Even the lower order, typically a source of resistance for India, folded quickly. Ashwin provided fleeting resistance, scoring 30, but Zaheer Khan’s brief cameo — including a six — only delayed the inevitable. The fact that India had to rely on the likes of Ashwin and Zaheer for spine underscored how deep the rot ran in the top order.

A Team in Transition, A Spectacle in Renewal

The 2011-12 Australian team is not, by historical standards, great. But it is intoxicating to watch. It is raw, honest, and — crucially — relatable. The attack is composed of a bricklayer (Hilfenhaus), a groundsman (Lyon), a woodchopper (Siddle), and a roof-tiler-in-waiting (Pattinson). They are craftsmen in spikes, delivering the sort of evocative performances that stir the heart as much as the scoreboard.

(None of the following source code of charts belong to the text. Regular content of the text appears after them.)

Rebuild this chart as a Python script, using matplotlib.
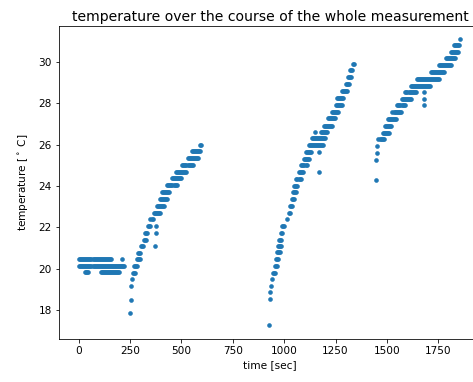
import numpy as np
import matplotlib
matplotlib.use("Agg")
import matplotlib.pyplot as plt

# Run-length readings: each run = one temperature level held from t_start to t_end (sec)
SAMPLE_DT = 5

seg1_levels = [20.45, 20.45, 20.15, 19.85, 19.85,
               17.86, 18.5, 19.16, 19.5, 19.8, 20.13, 20.45, 20.77, 21.1, 21.4, 21.75,
               22.07, 22.4, 22.7, 23.03, 23.37, 23.7, 24.05, 24.4, 24.7, 25.0, 25.35,
               25.7, 26.0, 21.1, 21.75, 22.07]
seg1_start = [3, 211, 3, 30, 108,
              251, 255, 255, 259, 264, 270, 283, 290, 303, 316, 324,
              336, 350, 365, 383, 395, 407, 432, 453, 472, 505, 530,
              553, 590, 373, 375, 375]
seg1_end = [160, 211, 225, 47, 200,
            251, 255, 255, 262, 278, 285, 300, 300, 316, 328, 336,
            348, 362, 395, 420, 432, 444, 477, 500, 525, 558, 580,
            595, 597, 373, 375, 375]

seg2_levels = [17.26, 18.53, 18.88, 19.16, 19.48, 19.8, 20.13, 20.45, 20.8, 21.1,
               21.4, 21.75, 22.07, 22.4, 22.7, 23.05, 23.37, 23.7, 24.0, 24.35,
               24.67, 25.0, 25.33, 25.65, 25.98, 26.3, 26.63, 26.63, 26.92, 27.28,
               27.6, 27.9, 28.27, 28.6, 28.94, 29.25, 29.6, 29.9, 24.67, 25.65]
seg2_start = [925, 932, 933, 935, 940, 946, 955, 960, 965, 970,
              977, 985, 990, 1014, 1022, 1030, 1038, 1043, 1050, 1060,
              1073, 1084, 1097, 1108, 1121, 1134, 1149, 1178, 1193, 1212,
              1234, 1250, 1258, 1280, 1301, 1312, 1322, 1333, 1168, 1168]
seg2_end = [925, 932, 933, 935, 940, 958, 965, 970, 980, 985,
            990, 993, 1000, 1018, 1030, 1040, 1050, 1058, 1069, 1080,
            1093, 1113, 1122, 1133, 1192, 1200, 1149, 1210, 1234, 1250,
            1267, 1284, 1292, 1309, 1317, 1330, 1335, 1338, 1168, 1168]

seg3_levels = [24.3, 25.25, 25.6, 25.95, 26.26, 26.58, 26.9, 27.25, 27.57, 27.9,
               28.2, 28.55, 28.85, 29.2, 29.5, 29.85, 30.17, 30.48, 30.8, 31.1,
               27.9, 28.2, 28.55]
seg3_start = [1447, 1447, 1450, 1452, 1459, 1479, 1492, 1506, 1527, 1551,
              1572, 1590, 1615, 1644, 1713, 1754, 1786, 1810, 1827, 1856,
              1679, 1679, 1679]
seg3_end = [1447, 1447, 1450, 1452, 1488, 1511, 1526, 1547, 1569, 1588,
            1617, 1640, 1712, 1754, 1782, 1815, 1832, 1847, 1856, 1860,
            1679, 1679, 1679]


def expand(levels, starts, ends):
    ts, vs = [], []
    for v, a, b in zip(levels, starts, ends):
        t = np.arange(a, b + 0.01, SAMPLE_DT) if b > a else np.array([a])
        ts.extend(t)
        vs.extend([v] * len(t))
    return ts, vs


time, temp = [], []
for lv, st, en in [(seg1_levels, seg1_start, seg1_end),
                   (seg2_levels, seg2_start, seg2_end),
                   (seg3_levels, seg3_start, seg3_end)]:
    t, v = expand(lv, st, en)
    time += t
    temp += v

W, H, DPI = 473, 382, 72
fig = plt.figure(figsize=(W / DPI, H / DPI), dpi=DPI)
# axes extends past the right border (reference image is cropped there)
left_px, right_px, top_px, bottom_px = 58.8, 481.5, 26, 339
ax = fig.add_axes([left_px / W, 1 - bottom_px / H,
                   (right_px - left_px) / W, (bottom_px - top_px) / H])
ax.scatter(time, temp, s=15, linewidths=0.6, color="#1f77b4")
ax.set_xlim(-96, 1960)
ax.set_ylim(16.6, 31.74)
ax.set_xticks([0, 250, 500, 750, 1000, 1250, 1500, 1750])
ax.set_yticks([18, 20, 22, 24, 26, 28, 30])
ax.tick_params(labelsize=10.5)
ax.set_title("temperature over the course of the whole measurement", fontsize=14, pad=5)
ax.set_xlabel("time [sec]", fontsize=10.5)
ax.set_ylabel(r"temperature [$^\circ$ C]", fontsize=10.5, labelpad=8)
fig.savefig("out.png", dpi=DPI)
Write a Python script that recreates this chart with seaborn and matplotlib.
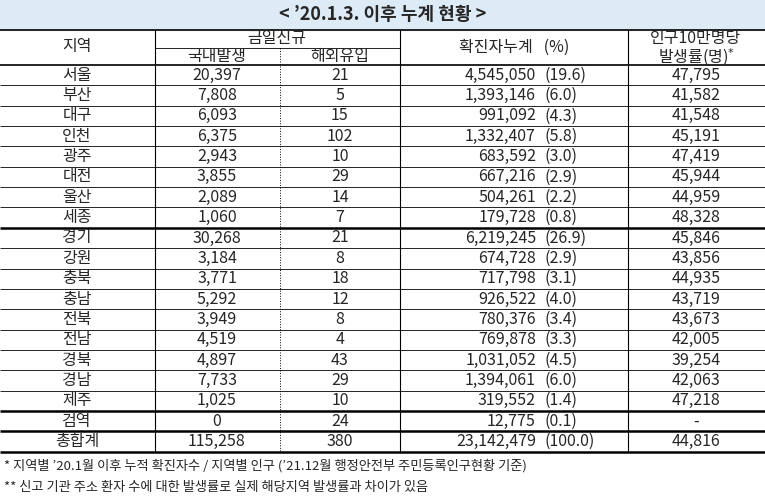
import matplotlib.pyplot as plt
from matplotlib import font_manager as fm
import seaborn as sns

# pick up a CJK font by name, or by file if the name lookup fails
cjk = "Noto Sans CJK KR"
for f in fm.findSystemFonts():
    if "NotoSansCJK" in f.replace(" ", "") or "NotoSansKR" in f.replace(" ", ""):
        try:
            fm.fontManager.addfont(f)
        except Exception:
            pass
names = {f.name for f in fm.fontManager.ttflist}
for cand in ["Noto Sans CJK KR", "Noto Sans CJK JP", "Noto Sans CJK SC", "Noto Sans CJK TC"]:
    if cand in names:
        cjk = cand
        break
sns.set_theme(style="white", font=cjk)
plt.rcParams["font.sans-serif"] = [cjk, "DejaVu Sans"]

title = "< \u201920.1.3. 이후 누계 현황 >"
regions = ["서울", "부산", "대구", "인천", "광주", "대전", "울산", "세종", "경기", "강원",
           "충북", "충남", "전북", "전남", "경북", "경남", "제주", "검역", "총합계"]
domestic = ["20,397", "7,808", "6,093", "6,375", "2,943", "3,855", "2,089", "1,060", "30,268", "3,184",
            "3,771", "5,292", "3,949", "4,519", "4,897", "7,733", "1,025", "0", "115,258"]
imported = ["21", "5", "15", "102", "10", "29", "14", "7", "21", "8",
            "18", "12", "8", "4", "43", "29", "10", "24", "380"]
cumulative = ["4,545,050", "1,393,146", "991,092", "1,332,407", "683,592", "667,216", "504,261", "179,728",
              "6,219,245", "674,728", "717,798", "926,522", "780,376", "769,878", "1,031,052", "1,394,061",
              "319,552", "12,775", "23,142,479"]
percent = ["(19.6)", "(6.0)", "(4.3)", "(5.8)", "(3.0)", "(2.9)", "(2.2)", "(0.8)", "(26.9)", "(2.9)",
           "(3.1)", "(4.0)", "(3.4)", "(3.3)", "(4.5)", "(6.0)", "(1.4)", "(0.1)", "(100.0)"]
rate = ["47,795", "41,582", "41,548", "45,191", "47,419", "45,944", "44,959", "48,328", "45,846", "43,856",
        "44,935", "43,719", "43,673", "42,005", "39,254", "42,063", "47,218", "-", "44,816"]
footnotes = ["* 지역별 \u201920.1월 이후 누적 확진자수 / 지역별 인구 (\u201921.12월 행정안전부 주민등록인구현황 기준)",
             "** 신고 기관 주소 환자 수에 대한 발생률로 실제 해당지역 발생률과 차이가 있음"]

W, H = 765, 497
fig = plt.figure(figsize=(7.65, 4.97), dpi=100)
ax = fig.add_axes([0, 0, 1, 1])
ax.set_xlim(0, W)
ax.set_ylim(H, 0)
ax.axis("off")

cols = [0, 155, 280, 400, 628, 765]
top, hmid, hbot = 30, 48, 65
rh = 20.35
fs = 11.5

# title band
ax.add_patch(plt.Rectangle((0, 0), W, top, color="#DDEBF7"))
ax.text(W / 2, 15, title, ha="center", va="center", fontsize=13, fontweight="bold")

# header
ax.text(77, 47, "지역", ha="center", va="center", fontsize=fs)
ax.text(277, 39, "금일신규", ha="center", va="center", fontsize=fs)
ax.text(217, 57, "국내발생", ha="center", va="center", fontsize=fs)
ax.text(340, 57, "해외유입", ha="center", va="center", fontsize=fs)
ax.text(514, 47, "확진자누계   (%)", ha="center", va="center", fontsize=fs)
ax.text(696, 38, "인구10만명당", ha="center", va="center", fontsize=fs)
ax.text(696, 57, "발생률(명)$^{*}$", ha="center", va="center", fontsize=fs)

ax.hlines([top, hbot], 0, W, color="black", lw=1.2)
ax.hlines(hmid, cols[1], cols[3], color="black", lw=0.6)

n = len(regions)
bottom = hbot + n * rh
for i in range(n):
    yc = hbot + (i + 0.5) * rh
    ax.text(77, yc, regions[i], ha="center", va="center", fontsize=fs)
    ax.text(217, yc, domestic[i], ha="center", va="center", fontsize=fs)
    ax.text(340, yc, imported[i], ha="center", va="center", fontsize=fs)
    ax.text(536, yc, cumulative[i], ha="right", va="center", fontsize=fs)
    ax.text(545, yc, percent[i], ha="left", va="center", fontsize=fs)
    ax.text(696, yc, rate[i], ha="center", va="center", fontsize=fs)
    yb = hbot + (i + 1) * rh
    thick = i in (7, 16, 17, 18)
    ax.hlines(yb, 0, W, color="black", lw=1.8 if thick else 0.6)

for x in [cols[1], cols[3], cols[4]]:
    ax.vlines(x, top, bottom, color="black", lw=0.8)
ax.vlines(cols[2], hmid, bottom, color="black", lw=0.7, linestyles=":")

ax.text(4, 466, footnotes[0], ha="left", va="center", fontsize=9.5)
ax.text(4, 487, footnotes[1], ha="left", va="center", fontsize=9.5)

fig.savefig("out.png", dpi=100, facecolor="white")
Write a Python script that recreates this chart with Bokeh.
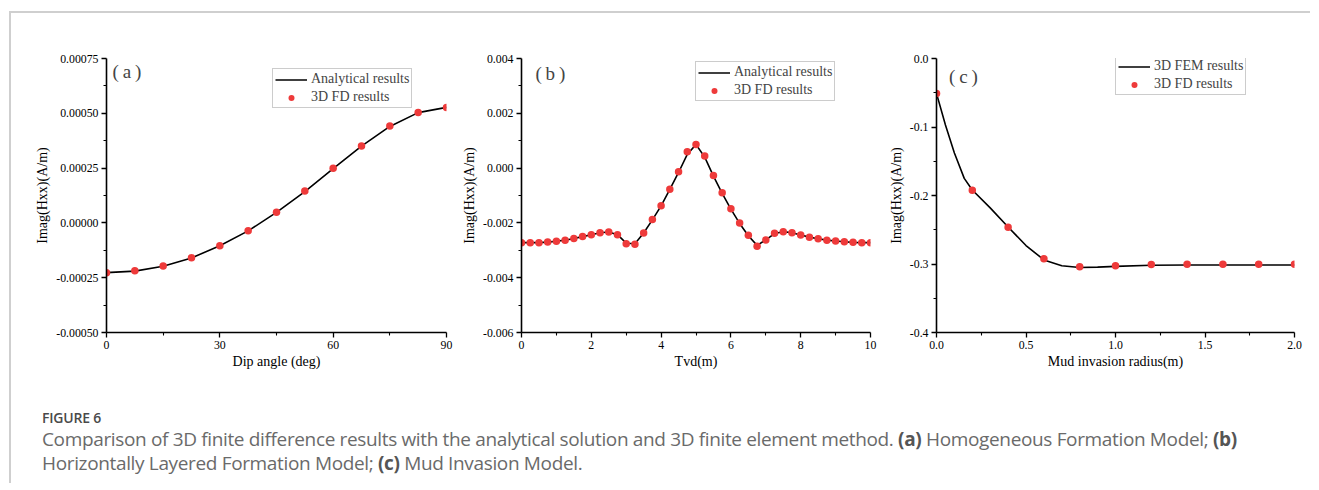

At the centre of it all is Michael Clarke, a captain still molding his own legacy. Clarke’s leadership was inventive, if occasionally unorthodox. At one point, he turned to Mike Hussey’s gentle mediums to unsettle Sachin Tendulkar. It didn’t yield a wicket, but it yielded belief — that anything could happen. Clarke’s willingness to gamble with tactics lends his side an edge that is, at the very least, never boring.

In the slips, Ricky Ponting and Michael Hussey — two aging giants — fought back against the inevitable with a partnership that was less about statistics and more about narrative redemption. Every run they eked out in the second innings felt like a statement: that experience, too, has a place in youth’s world.

Cowan, Warner, and the Spirit of Renewal

If Pattinson provided the fire, Ed Cowan provided the flint. On debut, at 29, he played like a man who understood scarcity — of opportunity, of time. His composed 68 in the first innings showed the virtues of first-class grind. He left the ball with elegance, ran his singles like they mattered, and stood as a model for what Australia's top order sorely lacked in the years post-Hayden and Langer.

And then there is David Warner, who entered Test cricket with the label of a T20 bludgeoner but is slowly chiseling himself into a Test cricketer. His AFL-style leap on the boundary to catch Umesh Yadav sealed the match and the moment — a symbol of athleticism married to theatre, of new Australia embracing its future with both hands.

A Battle for Identity

This win was more than a 1-0 series lead. It was a proclamation — of a team reasserting itself, not just in results but in personality. In the crowd, Bay 13 roared not just for the wickets, but for the fight. There was the feeling that something was being built — not merely victories, but a new identity, one forged in sweat and sledges, in bruised ribs and thundering applause.

The challenge now for Australia is consistency. Since the South Africa tour, they have been a study in contrasts: shambolic in Cape Town, resilient in Johannesburg, dominant at the Gabba, agonized in Hobart, and now triumphant in Melbourne. To become great, they must learn to be boring — to win routinely, not just poetically.

But until then, this team is worth watching — not for perfection, but for the pursuit of it.

As the teams head to Sydney, the ghosts of past failures will follow India, while Australia will carry the memory of this performance like a badge. The Border-Gavaskar Trophy is still up for contest. But on this evidence, it is the hosts who seem hungrier for it — and far more likely to seize it.